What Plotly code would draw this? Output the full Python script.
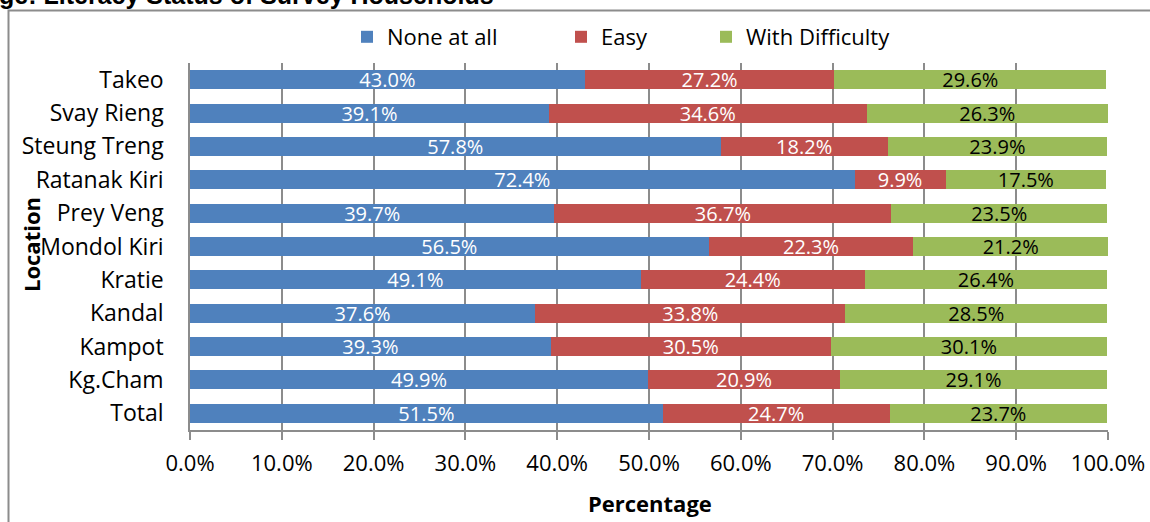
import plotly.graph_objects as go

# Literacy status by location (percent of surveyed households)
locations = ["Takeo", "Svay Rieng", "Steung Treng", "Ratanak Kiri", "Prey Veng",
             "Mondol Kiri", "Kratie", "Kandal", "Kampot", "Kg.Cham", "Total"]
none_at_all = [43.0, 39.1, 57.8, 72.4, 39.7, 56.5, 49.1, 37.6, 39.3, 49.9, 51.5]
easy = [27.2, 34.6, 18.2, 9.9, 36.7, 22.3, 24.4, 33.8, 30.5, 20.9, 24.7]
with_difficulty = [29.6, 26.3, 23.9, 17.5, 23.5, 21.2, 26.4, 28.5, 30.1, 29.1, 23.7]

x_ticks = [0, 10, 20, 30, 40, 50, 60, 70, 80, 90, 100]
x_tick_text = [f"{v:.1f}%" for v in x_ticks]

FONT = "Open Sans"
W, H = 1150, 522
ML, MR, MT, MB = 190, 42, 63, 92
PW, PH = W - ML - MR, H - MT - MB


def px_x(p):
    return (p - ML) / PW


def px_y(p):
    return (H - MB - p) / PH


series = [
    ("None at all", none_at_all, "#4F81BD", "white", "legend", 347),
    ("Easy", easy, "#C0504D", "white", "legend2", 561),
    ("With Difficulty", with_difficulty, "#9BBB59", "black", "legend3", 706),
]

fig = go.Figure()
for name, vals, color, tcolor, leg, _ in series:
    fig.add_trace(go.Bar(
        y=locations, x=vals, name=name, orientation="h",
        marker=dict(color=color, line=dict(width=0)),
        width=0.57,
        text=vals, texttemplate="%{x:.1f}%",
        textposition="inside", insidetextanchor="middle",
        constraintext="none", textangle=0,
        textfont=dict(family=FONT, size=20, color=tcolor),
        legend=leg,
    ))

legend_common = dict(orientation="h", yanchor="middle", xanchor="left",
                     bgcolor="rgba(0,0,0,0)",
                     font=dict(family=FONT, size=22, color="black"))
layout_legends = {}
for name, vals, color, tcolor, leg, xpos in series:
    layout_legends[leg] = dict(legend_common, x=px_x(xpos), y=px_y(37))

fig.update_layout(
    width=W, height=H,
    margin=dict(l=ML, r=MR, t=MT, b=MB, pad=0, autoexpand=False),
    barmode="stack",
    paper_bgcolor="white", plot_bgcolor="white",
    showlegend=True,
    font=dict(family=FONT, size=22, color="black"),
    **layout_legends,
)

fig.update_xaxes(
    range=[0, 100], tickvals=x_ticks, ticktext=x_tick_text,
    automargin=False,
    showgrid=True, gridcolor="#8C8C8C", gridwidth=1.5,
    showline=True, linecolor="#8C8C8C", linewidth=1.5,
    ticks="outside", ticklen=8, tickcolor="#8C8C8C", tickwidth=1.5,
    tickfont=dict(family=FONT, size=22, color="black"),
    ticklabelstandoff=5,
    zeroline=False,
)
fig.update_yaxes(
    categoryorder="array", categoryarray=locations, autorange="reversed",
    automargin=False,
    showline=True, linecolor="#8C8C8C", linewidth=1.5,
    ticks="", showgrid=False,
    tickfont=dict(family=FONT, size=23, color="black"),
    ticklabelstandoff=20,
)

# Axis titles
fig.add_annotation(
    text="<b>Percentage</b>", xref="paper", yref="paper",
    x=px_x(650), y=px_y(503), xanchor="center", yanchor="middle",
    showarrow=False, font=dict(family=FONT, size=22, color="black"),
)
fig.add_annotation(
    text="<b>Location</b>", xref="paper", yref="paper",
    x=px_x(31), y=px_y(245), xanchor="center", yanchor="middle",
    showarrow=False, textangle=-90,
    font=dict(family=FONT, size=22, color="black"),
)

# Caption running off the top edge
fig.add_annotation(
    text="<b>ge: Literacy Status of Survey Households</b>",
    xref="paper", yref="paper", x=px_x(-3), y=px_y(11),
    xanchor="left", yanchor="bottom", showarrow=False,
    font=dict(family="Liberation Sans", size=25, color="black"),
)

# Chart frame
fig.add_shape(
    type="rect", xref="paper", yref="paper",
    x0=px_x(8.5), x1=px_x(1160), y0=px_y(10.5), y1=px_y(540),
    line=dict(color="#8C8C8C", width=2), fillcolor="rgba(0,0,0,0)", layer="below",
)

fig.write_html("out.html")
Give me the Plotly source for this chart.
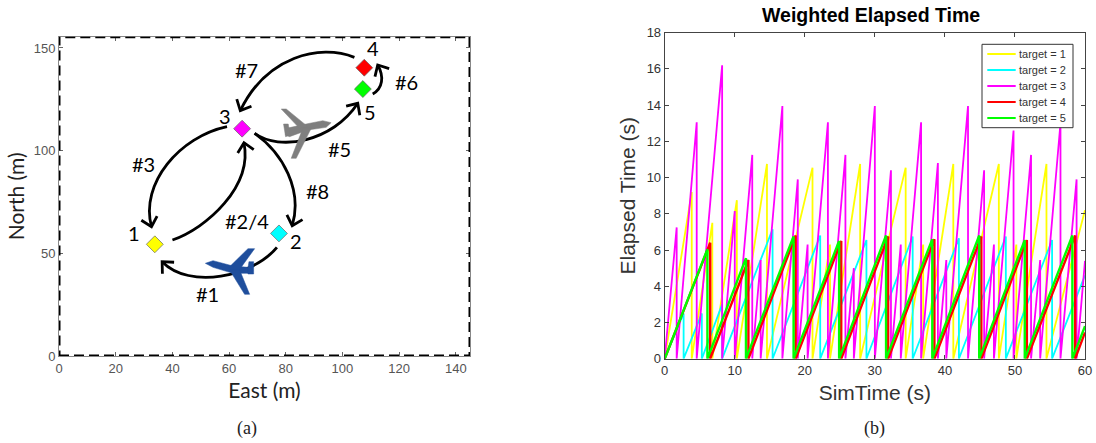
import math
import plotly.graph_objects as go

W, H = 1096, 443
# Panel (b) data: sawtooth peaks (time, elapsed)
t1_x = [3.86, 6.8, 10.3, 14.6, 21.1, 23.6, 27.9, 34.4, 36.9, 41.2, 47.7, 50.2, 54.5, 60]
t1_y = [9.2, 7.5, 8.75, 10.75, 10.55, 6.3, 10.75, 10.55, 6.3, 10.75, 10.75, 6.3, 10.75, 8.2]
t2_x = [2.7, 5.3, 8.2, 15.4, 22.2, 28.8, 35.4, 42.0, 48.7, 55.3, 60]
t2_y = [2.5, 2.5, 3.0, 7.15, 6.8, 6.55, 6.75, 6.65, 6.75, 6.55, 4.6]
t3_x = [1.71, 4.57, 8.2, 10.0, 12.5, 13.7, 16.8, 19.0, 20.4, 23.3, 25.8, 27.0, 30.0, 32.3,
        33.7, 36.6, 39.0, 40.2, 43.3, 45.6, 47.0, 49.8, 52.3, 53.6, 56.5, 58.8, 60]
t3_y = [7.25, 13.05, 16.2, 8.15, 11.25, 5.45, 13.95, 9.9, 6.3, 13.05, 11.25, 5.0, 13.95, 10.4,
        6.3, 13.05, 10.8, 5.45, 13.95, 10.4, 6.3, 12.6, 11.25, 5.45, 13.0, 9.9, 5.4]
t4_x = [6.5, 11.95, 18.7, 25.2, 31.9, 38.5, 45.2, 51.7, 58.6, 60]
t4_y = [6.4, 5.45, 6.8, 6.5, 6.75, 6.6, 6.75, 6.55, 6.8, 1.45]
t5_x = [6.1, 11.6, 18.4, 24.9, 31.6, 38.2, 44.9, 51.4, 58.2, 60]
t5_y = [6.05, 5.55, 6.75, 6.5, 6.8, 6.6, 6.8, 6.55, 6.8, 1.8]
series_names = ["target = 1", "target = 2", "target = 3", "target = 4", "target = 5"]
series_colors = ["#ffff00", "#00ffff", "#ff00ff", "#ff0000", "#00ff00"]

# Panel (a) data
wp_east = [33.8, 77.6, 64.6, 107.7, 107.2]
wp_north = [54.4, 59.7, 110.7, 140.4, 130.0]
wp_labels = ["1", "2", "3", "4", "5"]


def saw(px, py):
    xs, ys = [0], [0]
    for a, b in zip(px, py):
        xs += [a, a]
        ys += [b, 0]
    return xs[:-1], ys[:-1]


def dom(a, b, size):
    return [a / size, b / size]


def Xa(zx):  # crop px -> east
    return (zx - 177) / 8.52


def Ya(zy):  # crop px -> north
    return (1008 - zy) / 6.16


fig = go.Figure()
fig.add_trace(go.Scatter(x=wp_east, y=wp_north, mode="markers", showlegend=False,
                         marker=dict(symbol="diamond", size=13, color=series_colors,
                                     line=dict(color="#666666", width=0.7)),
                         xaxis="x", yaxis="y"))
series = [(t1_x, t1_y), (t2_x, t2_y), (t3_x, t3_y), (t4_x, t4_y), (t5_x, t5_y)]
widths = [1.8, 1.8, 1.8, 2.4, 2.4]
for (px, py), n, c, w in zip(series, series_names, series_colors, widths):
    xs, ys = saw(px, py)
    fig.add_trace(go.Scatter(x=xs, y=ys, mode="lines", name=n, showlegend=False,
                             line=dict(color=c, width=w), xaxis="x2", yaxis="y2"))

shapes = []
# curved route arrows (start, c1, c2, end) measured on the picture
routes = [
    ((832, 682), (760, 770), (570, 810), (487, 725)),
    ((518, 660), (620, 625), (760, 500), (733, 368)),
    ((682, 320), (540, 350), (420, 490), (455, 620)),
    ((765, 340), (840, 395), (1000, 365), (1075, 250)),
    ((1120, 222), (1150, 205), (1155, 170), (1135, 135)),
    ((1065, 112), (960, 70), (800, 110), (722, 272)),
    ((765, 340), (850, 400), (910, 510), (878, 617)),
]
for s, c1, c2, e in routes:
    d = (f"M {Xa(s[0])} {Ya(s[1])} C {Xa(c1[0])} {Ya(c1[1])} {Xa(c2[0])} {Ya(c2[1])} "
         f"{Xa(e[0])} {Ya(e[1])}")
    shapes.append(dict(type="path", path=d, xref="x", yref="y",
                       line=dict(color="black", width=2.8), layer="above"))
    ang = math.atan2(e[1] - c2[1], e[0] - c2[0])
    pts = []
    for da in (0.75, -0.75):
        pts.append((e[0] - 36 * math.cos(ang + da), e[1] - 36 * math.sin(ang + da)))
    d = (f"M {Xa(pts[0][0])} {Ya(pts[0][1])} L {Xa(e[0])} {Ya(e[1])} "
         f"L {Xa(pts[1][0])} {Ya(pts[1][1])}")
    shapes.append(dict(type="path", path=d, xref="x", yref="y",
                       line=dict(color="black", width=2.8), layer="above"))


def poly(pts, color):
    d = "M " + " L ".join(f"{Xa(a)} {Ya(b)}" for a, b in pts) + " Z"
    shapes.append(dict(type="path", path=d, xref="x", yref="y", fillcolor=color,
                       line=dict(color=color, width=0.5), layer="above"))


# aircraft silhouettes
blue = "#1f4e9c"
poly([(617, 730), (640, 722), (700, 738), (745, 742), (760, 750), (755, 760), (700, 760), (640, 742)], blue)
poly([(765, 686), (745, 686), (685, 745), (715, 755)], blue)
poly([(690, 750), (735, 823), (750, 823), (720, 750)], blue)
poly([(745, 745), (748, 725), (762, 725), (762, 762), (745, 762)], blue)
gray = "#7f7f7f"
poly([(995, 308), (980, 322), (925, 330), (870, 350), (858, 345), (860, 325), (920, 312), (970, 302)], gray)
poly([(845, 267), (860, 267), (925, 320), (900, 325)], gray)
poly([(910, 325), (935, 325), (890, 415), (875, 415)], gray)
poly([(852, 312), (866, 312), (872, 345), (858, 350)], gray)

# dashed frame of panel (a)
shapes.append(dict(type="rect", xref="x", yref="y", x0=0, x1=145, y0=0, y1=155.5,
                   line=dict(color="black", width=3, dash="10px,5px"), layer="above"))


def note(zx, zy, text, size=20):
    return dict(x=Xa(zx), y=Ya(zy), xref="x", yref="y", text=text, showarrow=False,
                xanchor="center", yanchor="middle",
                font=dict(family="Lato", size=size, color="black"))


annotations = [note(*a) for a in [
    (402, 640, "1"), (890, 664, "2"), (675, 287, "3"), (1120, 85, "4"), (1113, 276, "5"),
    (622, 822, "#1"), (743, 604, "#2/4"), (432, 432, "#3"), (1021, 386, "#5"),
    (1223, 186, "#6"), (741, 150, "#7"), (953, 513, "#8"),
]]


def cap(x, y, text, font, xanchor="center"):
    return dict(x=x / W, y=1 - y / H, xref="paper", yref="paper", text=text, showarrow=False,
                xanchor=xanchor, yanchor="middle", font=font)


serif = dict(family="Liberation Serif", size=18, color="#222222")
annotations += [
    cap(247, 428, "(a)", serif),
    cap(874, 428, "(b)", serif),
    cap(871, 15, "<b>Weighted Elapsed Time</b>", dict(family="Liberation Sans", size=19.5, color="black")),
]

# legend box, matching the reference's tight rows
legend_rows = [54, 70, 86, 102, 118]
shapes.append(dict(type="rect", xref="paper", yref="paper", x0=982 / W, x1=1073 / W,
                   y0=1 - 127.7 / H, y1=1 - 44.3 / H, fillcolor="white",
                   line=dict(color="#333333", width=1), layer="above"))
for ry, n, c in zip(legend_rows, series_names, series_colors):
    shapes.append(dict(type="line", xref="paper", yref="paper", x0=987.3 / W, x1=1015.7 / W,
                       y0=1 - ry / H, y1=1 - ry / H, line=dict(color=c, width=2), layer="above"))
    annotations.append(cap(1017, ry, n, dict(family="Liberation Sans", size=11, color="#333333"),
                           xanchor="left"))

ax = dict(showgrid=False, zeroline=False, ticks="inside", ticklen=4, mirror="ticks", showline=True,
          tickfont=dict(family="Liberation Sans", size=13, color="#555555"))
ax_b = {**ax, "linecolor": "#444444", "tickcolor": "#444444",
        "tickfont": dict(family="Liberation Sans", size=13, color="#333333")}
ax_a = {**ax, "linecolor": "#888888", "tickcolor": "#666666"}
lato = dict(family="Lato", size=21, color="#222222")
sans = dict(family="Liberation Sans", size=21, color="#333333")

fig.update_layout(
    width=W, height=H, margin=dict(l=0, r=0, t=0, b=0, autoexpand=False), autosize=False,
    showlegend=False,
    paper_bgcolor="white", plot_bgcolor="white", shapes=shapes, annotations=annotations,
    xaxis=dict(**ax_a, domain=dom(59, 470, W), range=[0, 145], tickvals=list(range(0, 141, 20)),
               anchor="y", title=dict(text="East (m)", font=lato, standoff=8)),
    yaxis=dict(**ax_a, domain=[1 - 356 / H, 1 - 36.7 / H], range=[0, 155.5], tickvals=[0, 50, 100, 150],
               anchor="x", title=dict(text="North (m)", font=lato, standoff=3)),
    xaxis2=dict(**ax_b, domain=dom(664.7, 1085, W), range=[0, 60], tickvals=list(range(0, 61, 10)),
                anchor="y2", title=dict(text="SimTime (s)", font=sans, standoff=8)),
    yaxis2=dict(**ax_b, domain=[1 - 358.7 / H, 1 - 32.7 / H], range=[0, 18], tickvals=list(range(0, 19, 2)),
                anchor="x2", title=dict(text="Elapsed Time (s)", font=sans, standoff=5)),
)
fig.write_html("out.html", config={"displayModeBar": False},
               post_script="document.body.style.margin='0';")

Written task:
Starting with the first line of the data above and ending with the line containing "dict(legend_common, x=px_x(xpos), y=px_y(37))", please restate every line exactly, leaving images out.

Solution to this problem:
What Plotly code would draw this? Output the full Python script.
import plotly.graph_objects as go

# Literacy status by location (percent of surveyed households)
locations = ["Takeo", "Svay Rieng", "Steung Treng", "Ratanak Kiri", "Prey Veng",
             "Mondol Kiri", "Kratie", "Kandal", "Kampot", "Kg.Cham", "Total"]
none_at_all = [43.0, 39.1, 57.8, 72.4, 39.7, 56.5, 49.1, 37.6, 39.3, 49.9, 51.5]
easy = [27.2, 34.6, 18.2, 9.9, 36.7, 22.3, 24.4, 33.8, 30.5, 20.9, 24.7]
with_difficulty = [29.6, 26.3, 23.9, 17.5, 23.5, 21.2, 26.4, 28.5, 30.1, 29.1, 23.7]

x_ticks = [0, 10, 20, 30, 40, 50, 60, 70, 80, 90, 100]
x_tick_text = [f"{v:.1f}%" for v in x_ticks]

FONT = "Open Sans"
W, H = 1150, 522
ML, MR, MT, MB = 190, 42, 63, 92
PW, PH = W - ML - MR, H - MT - MB


def px_x(p):
    return (p - ML) / PW


def px_y(p):
    return (H - MB - p) / PH


series = [
    ("None at all", none_at_all, "#4F81BD", "white", "legend", 347),
    ("Easy", easy, "#C0504D", "white", "legend2", 561),
    ("With Difficulty", with_difficulty, "#9BBB59", "black", "legend3", 706),
]

fig = go.Figure()
for name, vals, color, tcolor, leg, _ in series:
    fig.add_trace(go.Bar(
        y=locations, x=vals, name=name, orientation="h",
        marker=dict(color=color, line=dict(width=0)),
        width=0.57,
        text=vals, texttemplate="%{x:.1f}%",
        textposition="inside", insidetextanchor="middle",
        constraintext="none", textangle=0,
        textfont=dict(family=FONT, size=20, color=tcolor),
        legend=leg,
    ))

legend_common = dict(orientation="h", yanchor="middle", xanchor="left",
                     bgcolor="rgba(0,0,0,0)",
                     font=dict(family=FONT, size=22, color="black"))
layout_legends = {}
for name, vals, color, tcolor, leg, xpos in series:
    layout_legends[leg] = dict(legend_common, x=px_x(xpos), y=px_y(37))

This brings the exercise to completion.